WHAT IS EXPECTED: Gather up the lines with the word "React" in them.

DATASET EXCERPT:
· · · ·

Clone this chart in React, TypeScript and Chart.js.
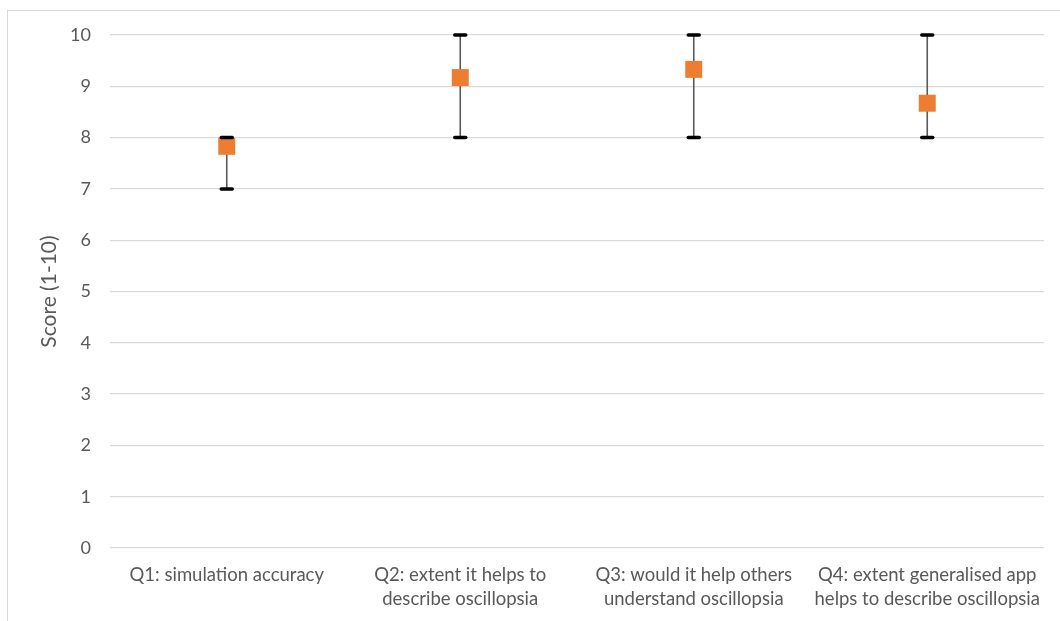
import React, { useEffect, useRef } from "react";
import { Chart, registerables } from "chart.js";

Chart.register(...registerables);

const categories: string[][] = [
  ["Q1: simulation accuracy"],
  ["Q2: extent it helps to", "describe oscillopsia"],
  ["Q3: would it help others", "understand oscillopsia"],
  ["Q4: extent generalised app", "helps to describe oscillopsia"],
];
const meanScores = [7.83, 9.17, 9.33, 8.67];
const minScores = [7, 8, 8, 8];
const maxScores = [8, 10, 10, 10];
const yTicks = [0, 1, 2, 3, 4, 5, 6, 7, 8, 9, 10];

const FONT = "Lato";

const frame = {
  id: "frame",
  beforeDraw(chart: any) {
    const ctx = chart.ctx;
    ctx.save();
    ctx.fillStyle = "#ffffff";
    ctx.fillRect(0, 0, chart.width, chart.height);
    ctx.strokeStyle = "#D9D9D9";
    ctx.lineWidth = 1;
    ctx.strokeRect(7.5, 10.5, chart.width + 20, chart.height + 20);
    ctx.restore();
  },
};

const errorBars = {
  id: "errorBars",
  beforeDatasetsDraw(chart: any) {
    const ctx = chart.ctx;
    const xs = chart.scales.x;
    const ys = chart.scales.y;
    ctx.save();
    ctx.strokeStyle = "#595959";
    ctx.lineWidth = 1.6;
    minScores.forEach((mn, i) => {
      const x = xs.getPixelForValue(i);
      ctx.beginPath();
      ctx.moveTo(x, ys.getPixelForValue(mn));
      ctx.lineTo(x, ys.getPixelForValue(maxScores[i]));
      ctx.stroke();
    });
    ctx.restore();
  },
  afterDatasetsDraw(chart: any) {
    const ctx = chart.ctx;
    const xs = chart.scales.x;
    const ys = chart.scales.y;
    ctx.save();
    ctx.strokeStyle = "#000000";
    ctx.lineWidth = 3.5;
    ctx.lineCap = "round";
    minScores.forEach((mn, i) => {
      const x = xs.getPixelForValue(i);
      [mn, maxScores[i]].forEach((v) => {
        const y = ys.getPixelForValue(v);
        ctx.beginPath();
        ctx.moveTo(x - 5.5, y);
        ctx.lineTo(x + 5.5, y);
        ctx.stroke();
      });
    });
    ctx.restore();
  },
};

export default function App() {
  const ref = useRef<HTMLCanvasElement>(null);
  useEffect(() => {
    document.body.style.margin = "0";
    const chart = new Chart(ref.current!, {
      type: "line",
      data: {
        labels: categories as any,
        datasets: [
          {
            data: meanScores,
            showLine: false,
            pointStyle: "rect",
            pointRadius: 12,
            pointHoverRadius: 12,
            pointBackgroundColor: "#ED7D31",
            pointBorderWidth: 0,
            borderColor: "#ED7D31",
          },
        ],
      },
      options: {
        animation: false,
        responsive: false,
        devicePixelRatio: 1,
        layout: { padding: { left: 0, right: 16, top: 35, bottom: 0 } },
        plugins: {
          legend: { display: false },
          tooltip: { enabled: false },
        },
        scales: {
          x: {
            offset: true,
            grid: { display: false, drawTicks: false },
            border: { display: false },
            ticks: {
              color: "#595959",
              font: { family: FONT, size: 18.5, lineHeight: 1.3 },
              padding: 15,
              maxRotation: 0,
              autoSkip: false,
            },
            afterFit(scale: any) {
              scale.height = 73;
            },
          },
          y: {
            min: 0,
            max: 10,
            afterBuildTicks(scale: any) {
              scale.ticks = yTicks.map((v) => ({ value: v }));
            },
            grid: { color: "#D9D9D9", lineWidth: 1.3, drawTicks: false },
            border: { display: false },
            ticks: {
              color: "#595959",
              font: { family: FONT, size: 18 },
              padding: 19,
            },
            title: {
              display: true,
              text: "Score (1-10)",
              color: "#595959",
              font: { family: FONT, size: 21 },
              padding: { top: 37, bottom: 8 },
            },
            afterFit(scale: any) {
              scale.width = 110;
            },
          },
        },
      },
      plugins: [frame, errorBars],
    });
    return () => chart.destroy();
  }, []);
  return (
    <div style={{ position: "absolute", left: 0, top: 0, width: 1060, height: 621 }}>
      <canvas ref={ref} width={1060} height={621} style={{ width: 1060, height: 621 }} />
    </div>
  );
}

· · · ·

WRITTEN ANSWER:
Clone this chart in React, TypeScript and Chart.js.
import React, { useEffect, useRef } from "react";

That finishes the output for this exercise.